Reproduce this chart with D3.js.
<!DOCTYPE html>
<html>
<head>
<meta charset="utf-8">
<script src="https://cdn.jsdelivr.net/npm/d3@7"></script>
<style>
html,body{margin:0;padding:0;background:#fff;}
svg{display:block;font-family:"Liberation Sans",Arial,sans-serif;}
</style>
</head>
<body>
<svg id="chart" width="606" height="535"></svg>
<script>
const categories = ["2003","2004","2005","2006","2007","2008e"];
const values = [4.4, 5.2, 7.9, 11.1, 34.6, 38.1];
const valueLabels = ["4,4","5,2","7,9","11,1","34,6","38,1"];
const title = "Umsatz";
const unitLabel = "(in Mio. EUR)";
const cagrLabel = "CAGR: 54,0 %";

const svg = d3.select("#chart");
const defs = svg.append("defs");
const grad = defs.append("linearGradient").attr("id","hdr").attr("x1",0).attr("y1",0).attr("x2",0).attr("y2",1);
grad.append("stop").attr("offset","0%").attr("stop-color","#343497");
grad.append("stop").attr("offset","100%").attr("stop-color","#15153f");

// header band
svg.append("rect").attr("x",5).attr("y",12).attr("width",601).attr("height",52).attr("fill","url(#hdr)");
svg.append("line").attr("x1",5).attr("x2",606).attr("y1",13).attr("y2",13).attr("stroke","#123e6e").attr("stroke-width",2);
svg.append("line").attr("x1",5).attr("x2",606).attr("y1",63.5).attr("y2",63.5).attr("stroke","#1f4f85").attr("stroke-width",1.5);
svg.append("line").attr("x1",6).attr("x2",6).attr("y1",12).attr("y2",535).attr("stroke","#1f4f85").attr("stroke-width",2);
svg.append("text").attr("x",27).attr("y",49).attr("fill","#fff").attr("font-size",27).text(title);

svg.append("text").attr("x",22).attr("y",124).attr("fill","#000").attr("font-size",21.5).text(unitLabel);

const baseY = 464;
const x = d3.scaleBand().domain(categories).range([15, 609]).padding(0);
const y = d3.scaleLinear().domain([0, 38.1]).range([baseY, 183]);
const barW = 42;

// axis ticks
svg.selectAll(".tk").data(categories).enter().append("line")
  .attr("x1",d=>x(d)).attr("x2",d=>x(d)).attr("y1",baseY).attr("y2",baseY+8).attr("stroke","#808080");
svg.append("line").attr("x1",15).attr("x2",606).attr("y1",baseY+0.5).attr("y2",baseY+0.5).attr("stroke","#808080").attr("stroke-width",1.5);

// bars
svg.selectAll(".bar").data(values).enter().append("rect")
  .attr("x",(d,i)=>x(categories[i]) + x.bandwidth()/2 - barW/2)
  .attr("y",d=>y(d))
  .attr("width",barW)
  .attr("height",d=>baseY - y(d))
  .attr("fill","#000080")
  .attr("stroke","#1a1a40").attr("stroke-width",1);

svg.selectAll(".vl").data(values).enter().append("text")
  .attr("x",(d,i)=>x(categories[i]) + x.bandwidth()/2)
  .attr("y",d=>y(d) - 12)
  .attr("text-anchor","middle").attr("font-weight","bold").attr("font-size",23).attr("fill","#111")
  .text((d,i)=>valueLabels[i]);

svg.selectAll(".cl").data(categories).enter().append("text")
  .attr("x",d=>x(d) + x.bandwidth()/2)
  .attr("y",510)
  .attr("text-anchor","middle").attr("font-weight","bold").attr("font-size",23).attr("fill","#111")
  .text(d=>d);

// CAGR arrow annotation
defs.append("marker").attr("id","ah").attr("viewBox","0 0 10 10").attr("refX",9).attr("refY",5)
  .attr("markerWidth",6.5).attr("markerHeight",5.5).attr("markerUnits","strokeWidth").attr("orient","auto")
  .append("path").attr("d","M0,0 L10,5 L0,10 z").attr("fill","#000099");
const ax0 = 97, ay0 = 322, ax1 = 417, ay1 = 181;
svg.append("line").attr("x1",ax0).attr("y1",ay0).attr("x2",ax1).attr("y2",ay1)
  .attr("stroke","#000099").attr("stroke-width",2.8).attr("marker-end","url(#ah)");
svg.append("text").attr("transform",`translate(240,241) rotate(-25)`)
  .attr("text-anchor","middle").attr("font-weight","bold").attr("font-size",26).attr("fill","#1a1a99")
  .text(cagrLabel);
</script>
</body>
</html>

Exercise brief:
Repeat back the data above, exact to the last character.

Solved problem:
Reproduce this chart with D3.js.
<!DOCTYPE html>
<html>
<head>
<meta charset="utf-8">
<script src="https://cdn.jsdelivr.net/npm/d3@7"></script>
<style>
html,body{margin:0;padding:0;background:#fff;}
svg{display:block;font-family:"Liberation Sans",Arial,sans-serif;}
</style>
</head>
<body>
<svg id="chart" width="606" height="535"></svg>
<script>
const categories = ["2003","2004","2005","2006","2007","2008e"];
const values = [4.4, 5.2, 7.9, 11.1, 34.6, 38.1];
const valueLabels = ["4,4","5,2","7,9","11,1","34,6","38,1"];
const title = "Umsatz";
const unitLabel = "(in Mio. EUR)";
const cagrLabel = "CAGR: 54,0 %";

const svg = d3.select("#chart");
const defs = svg.append("defs");
const grad = defs.append("linearGradient").attr("id","hdr").attr("x1",0).attr("y1",0).attr("x2",0).attr("y2",1);
grad.append("stop").attr("offset","0%").attr("stop-color","#343497");
grad.append("stop").attr("offset","100%").attr("stop-color","#15153f");

// header band
svg.append("rect").attr("x",5).attr("y",12).attr("width",601).attr("height",52).attr("fill","url(#hdr)");
svg.append("line").attr("x1",5).attr("x2",606).attr("y1",13).attr("y2",13).attr("stroke","#123e6e").attr("stroke-width",2);
svg.append("line").attr("x1",5).attr("x2",606).attr("y1",63.5).attr("y2",63.5).attr("stroke","#1f4f85").attr("stroke-width",1.5);
svg.append("line").attr("x1",6).attr("x2",6).attr("y1",12).attr("y2",535).attr("stroke","#1f4f85").attr("stroke-width",2);
svg.append("text").attr("x",27).attr("y",49).attr("fill","#fff").attr("font-size",27).text(title);

svg.append("text").attr("x",22).attr("y",124).attr("fill","#000").attr("font-size",21.5).text(unitLabel);

const baseY = 464;
const x = d3.scaleBand().domain(categories).range([15, 609]).padding(0);
const y = d3.scaleLinear().domain([0, 38.1]).range([baseY, 183]);
const barW = 42;

// axis ticks
svg.selectAll(".tk").data(categories).enter().append("line")
  .attr("x1",d=>x(d)).attr("x2",d=>x(d)).attr("y1",baseY).attr("y2",baseY+8).attr("stroke","#808080");
svg.append("line").attr("x1",15).attr("x2",606).attr("y1",baseY+0.5).attr("y2",baseY+0.5).attr("stroke","#808080").attr("stroke-width",1.5);

// bars
svg.selectAll(".bar").data(values).enter().append("rect")
  .attr("x",(d,i)=>x(categories[i]) + x.bandwidth()/2 - barW/2)
  .attr("y",d=>y(d))
  .attr("width",barW)
  .attr("height",d=>baseY - y(d))
  .attr("fill","#000080")
  .attr("stroke","#1a1a40").attr("stroke-width",1);

svg.selectAll(".vl").data(values).enter().append("text")
  .attr("x",(d,i)=>x(categories[i]) + x.bandwidth()/2)
  .attr("y",d=>y(d) - 12)
  .attr("text-anchor","middle").attr("font-weight","bold").attr("font-size",23).attr("fill","#111")
  .text((d,i)=>valueLabels[i]);

svg.selectAll(".cl").data(categories).enter().append("text")
  .attr("x",d=>x(d) + x.bandwidth()/2)
  .attr("y",510)
  .attr("text-anchor","middle").attr("font-weight","bold").attr("font-size",23).attr("fill","#111")
  .text(d=>d);

// CAGR arrow annotation
defs.append("marker").attr("id","ah").attr("viewBox","0 0 10 10").attr("refX",9).attr("refY",5)
  .attr("markerWidth",6.5).attr("markerHeight",5.5).attr("markerUnits","strokeWidth").attr("orient","auto")
  .append("path").attr("d","M0,0 L10,5 L0,10 z").attr("fill","#000099");
const ax0 = 97, ay0 = 322, ax1 = 417, ay1 = 181;
svg.append("line").attr("x1",ax0).attr("y1",ay0).attr("x2",ax1).attr("y2",ay1)
  .attr("stroke","#000099").attr("stroke-width",2.8).attr("marker-end","url(#ah)");
svg.append("text").attr("transform",`translate(240,241) rotate(-25)`)
  .attr("text-anchor","middle").attr("font-weight","bold").attr("font-size",26).attr("fill","#1a1a99")
  .text(cagrLabel);
</script>
</body>
</html>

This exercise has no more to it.